David Bradley (After Life) also delivers in an important role as the blind man with a much bigger part in the story than Gene Hackman had in "Young Frankenstein".
As Victor and The Creature's two tales begin to blend, there are grand scale events of destruction. Some of property, some of the heart.
There's a fascinating relationship as Elizabeth discovers the creature shackled beneath the laboratory. A mental child ready to be molded.
Goth and Elordi are great in these scenes that maybe only Del Toro could mold so delicately. Look, he managed to emotionally connect a woman and a fish creature in his brilliant "The Shape of Water", my favorite film of 2017, so perhaps creating a bond between an innocent semi-human creature and an intelligent young woman or another era comes naturally, but this level of film making doesn't.

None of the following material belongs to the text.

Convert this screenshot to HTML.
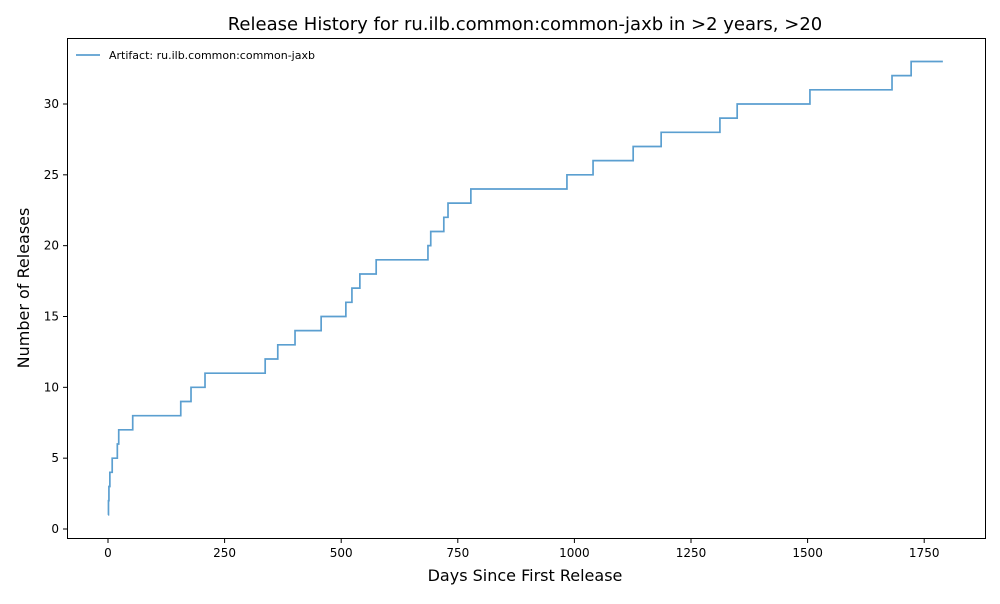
<!DOCTYPE html>
<html><head><meta charset="utf-8"><style>
body{margin:0;background:#fff;font-family:"DejaVu Sans","Liberation Sans",sans-serif;}
svg text{font-family:"DejaVu Sans","Liberation Sans",sans-serif;}
</style></head><body>
<svg id="chart" width="1000" height="600" xmlns="http://www.w3.org/2000/svg">
<rect width="1000" height="600" fill="#fff"/>
<text x="525" y="30" font-size="18" text-anchor="middle">Release History for ru.ilb.common:common-jaxb in &gt;2 years, &gt;20</text>
<g id="xt"></g><g id="yt"></g>
<path id="line" fill="none" stroke="#5b9fd0" stroke-width="1.7"/>
<rect x="67.5" y="38.5" width="918" height="500" fill="none" stroke="#000" stroke-width="1"/>
<g>
<line x1="76" y1="55" x2="100" y2="55" stroke="#5b9fd0" stroke-width="1.7"/>
<text x="109" y="59" font-size="11">Artifact: ru.ilb.common:common-jaxb</text>
</g>
<text x="525" y="581" font-size="16" text-anchor="middle">Days Since First Release</text>
<text transform="translate(29,288) rotate(-90)" font-size="16" text-anchor="middle">Number of Releases</text>
</svg>
<script>
const days=[0,1,2,4,9,20,23,53,156,178,208,337,364,401,457,510,523,540,575,686,692,720,729,778,984,1040,1126,1186,1312,1349,1505,1681,1722];
const counts=[1,2,3,4,5,6,7,8,9,10,11,12,13,14,15,16,17,18,19,20,21,22,23,24,25,26,27,28,29,30,31,32,33];
const lastDay=1790;
const xTicks=[0,250,500,750,1000,1250,1500,1750];
const yTicks=[0,5,10,15,20,25,30];
const X=d=>108+d*0.4664;
const Y=v=>529-v*14.167;
const ns="http://www.w3.org/2000/svg";
let d="M"+X(days[0])+","+Y(counts[0]);
for(let i=1;i<days.length;i++){d+=" H"+X(days[i])+" V"+Y(counts[i]);}
d+=" H"+X(lastDay);
document.getElementById('line').setAttribute('d',d);
const xt=document.getElementById('xt');
xTicks.forEach(t=>{
 const l=document.createElementNS(ns,'line');
 l.setAttribute('x1',X(t));l.setAttribute('x2',X(t));l.setAttribute('y1',538.5);l.setAttribute('y2',543);l.setAttribute('stroke','#000');
 
 
 xt.appendChild(l);
 const s=document.createElementNS(ns,'text');
 s.setAttribute('x',X(t));s.setAttribute('y',557);s.setAttribute('font-size','12');s.setAttribute('text-anchor','middle');
 s.textContent=t;
 
 
 xt.appendChild(s);
});
const yt=document.getElementById('yt');
yTicks.forEach(t=>{
 const l=document.createElementNS(ns,'line');
 l.setAttribute('x1',63);l.setAttribute('x2',67.5);l.setAttribute('y1',Y(t));l.setAttribute('y2',Y(t));l.setAttribute('stroke','#000');
 
 
 yt.appendChild(l);
 const s=document.createElementNS(ns,'text');
 s.setAttribute('x',59);s.setAttribute('y',Y(t)+4);s.setAttribute('font-size','12');s.setAttribute('text-anchor','end');
 s.textContent=t;
 
 
 yt.appendChild(s);
});
</script>
</body></html>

Del Toro says so much here, especially when you consider that the newly born Creature, like every newborn, is a blank imprint for the world to instill the values and attitudes of the people in its life. Consider Victor and Elizabeth and the impact they have on shaping the Creature. You could talk about those scenes for hours, and I imagine many will.
I loved observing how the creature went from stooping over at birth to standing boldly and confidently by film's end, in direct opposition to Victor's own bearing.
It's one of a thousand tiny details that permeate every layer of another Del Toro masterpiece.
The heart of the film is about love, forgiveness and the legacy we all inherit, wrapped in one of the biggest, most beautiful gothic horror films I've ever seen.
Alexandre Desplat bathes the entire film in a symphonic score that perfectly complements the emotions of the film, just as he did with "The Shape of Water".
Like that film, FRANKENSTEIN may just be my favorite film of the year.
Del Toro's done it again, as ONLY he can. A stunning A+.